**Given problem**:
Set down, exactly as written, the lines from the top of the data to the line that holds "from matplotlib.lines import Line2D", and omit the pictures.

+++

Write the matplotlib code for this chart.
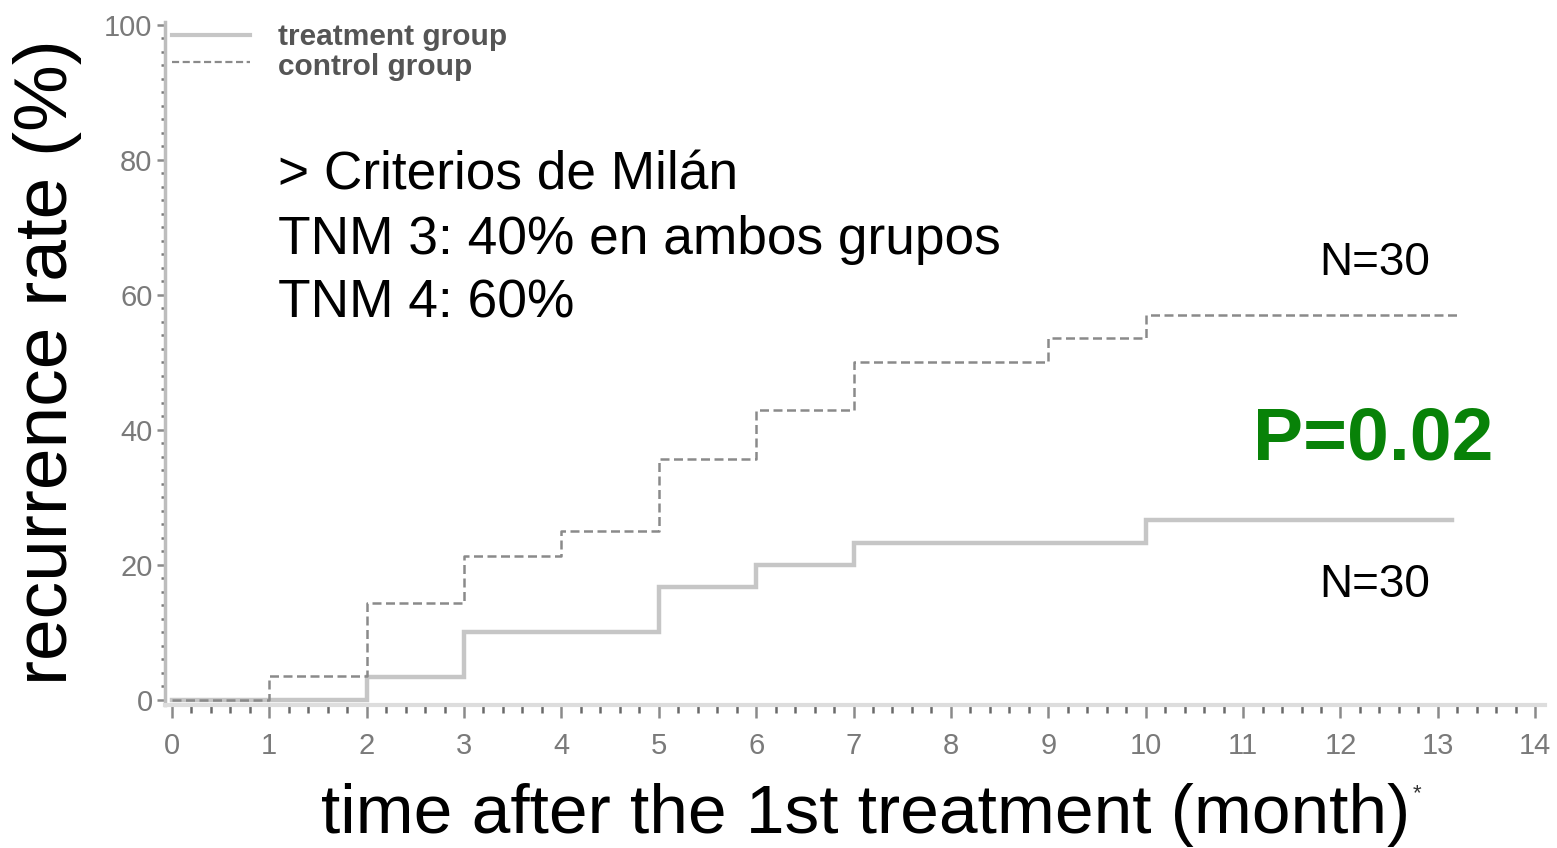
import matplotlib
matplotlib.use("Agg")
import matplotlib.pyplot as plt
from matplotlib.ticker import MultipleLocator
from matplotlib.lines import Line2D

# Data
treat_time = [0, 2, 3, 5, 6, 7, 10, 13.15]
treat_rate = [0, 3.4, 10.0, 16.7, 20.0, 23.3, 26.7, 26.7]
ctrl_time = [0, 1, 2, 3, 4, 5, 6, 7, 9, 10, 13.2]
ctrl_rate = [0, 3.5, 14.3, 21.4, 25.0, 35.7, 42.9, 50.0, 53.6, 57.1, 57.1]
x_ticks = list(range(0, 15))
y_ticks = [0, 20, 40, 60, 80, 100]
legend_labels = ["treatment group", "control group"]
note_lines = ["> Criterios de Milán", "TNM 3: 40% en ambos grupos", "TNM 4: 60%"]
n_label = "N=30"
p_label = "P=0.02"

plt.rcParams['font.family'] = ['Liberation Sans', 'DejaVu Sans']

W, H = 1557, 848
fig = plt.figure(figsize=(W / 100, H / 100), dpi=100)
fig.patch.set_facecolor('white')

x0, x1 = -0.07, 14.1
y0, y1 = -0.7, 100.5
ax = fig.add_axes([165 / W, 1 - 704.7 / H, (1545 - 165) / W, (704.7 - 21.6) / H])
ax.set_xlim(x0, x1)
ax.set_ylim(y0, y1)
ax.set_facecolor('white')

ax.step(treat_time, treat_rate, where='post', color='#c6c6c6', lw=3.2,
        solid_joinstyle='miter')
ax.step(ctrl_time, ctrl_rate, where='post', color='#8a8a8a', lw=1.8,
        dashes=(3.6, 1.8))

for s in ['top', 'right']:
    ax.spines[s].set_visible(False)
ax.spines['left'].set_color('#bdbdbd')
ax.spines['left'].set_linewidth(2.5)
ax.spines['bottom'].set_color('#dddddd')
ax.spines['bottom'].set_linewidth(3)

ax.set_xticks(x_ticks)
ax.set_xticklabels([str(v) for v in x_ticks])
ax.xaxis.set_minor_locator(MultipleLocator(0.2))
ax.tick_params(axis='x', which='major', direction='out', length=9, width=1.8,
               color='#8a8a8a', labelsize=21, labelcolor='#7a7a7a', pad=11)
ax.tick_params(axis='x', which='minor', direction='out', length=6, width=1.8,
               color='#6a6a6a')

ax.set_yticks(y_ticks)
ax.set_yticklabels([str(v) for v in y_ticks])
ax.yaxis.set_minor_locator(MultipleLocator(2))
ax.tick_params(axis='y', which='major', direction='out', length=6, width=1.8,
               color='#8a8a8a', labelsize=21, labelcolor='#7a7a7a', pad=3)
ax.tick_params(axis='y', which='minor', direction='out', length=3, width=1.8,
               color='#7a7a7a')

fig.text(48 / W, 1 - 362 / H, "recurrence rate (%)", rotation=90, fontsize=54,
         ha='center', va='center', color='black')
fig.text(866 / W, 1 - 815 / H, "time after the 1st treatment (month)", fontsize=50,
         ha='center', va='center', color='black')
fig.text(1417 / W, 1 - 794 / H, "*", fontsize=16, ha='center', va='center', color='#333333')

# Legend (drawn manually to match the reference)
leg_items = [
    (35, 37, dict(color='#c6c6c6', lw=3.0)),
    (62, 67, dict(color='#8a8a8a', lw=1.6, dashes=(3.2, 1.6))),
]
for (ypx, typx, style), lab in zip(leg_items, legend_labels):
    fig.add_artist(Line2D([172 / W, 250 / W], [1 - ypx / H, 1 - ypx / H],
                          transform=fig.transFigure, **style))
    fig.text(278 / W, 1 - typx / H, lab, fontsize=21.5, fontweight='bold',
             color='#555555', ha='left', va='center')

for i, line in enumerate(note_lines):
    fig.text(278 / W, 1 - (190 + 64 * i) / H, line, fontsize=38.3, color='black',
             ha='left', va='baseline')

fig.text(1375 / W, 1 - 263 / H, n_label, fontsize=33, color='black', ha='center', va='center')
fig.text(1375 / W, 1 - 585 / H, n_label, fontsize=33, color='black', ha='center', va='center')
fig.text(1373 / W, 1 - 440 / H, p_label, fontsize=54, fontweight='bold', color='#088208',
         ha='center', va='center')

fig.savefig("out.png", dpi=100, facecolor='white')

+++

**Response to this task**:
Write the matplotlib code for this chart.
import matplotlib
matplotlib.use("Agg")
import matplotlib.pyplot as plt
from matplotlib.ticker import MultipleLocator
from matplotlib.lines import Line2D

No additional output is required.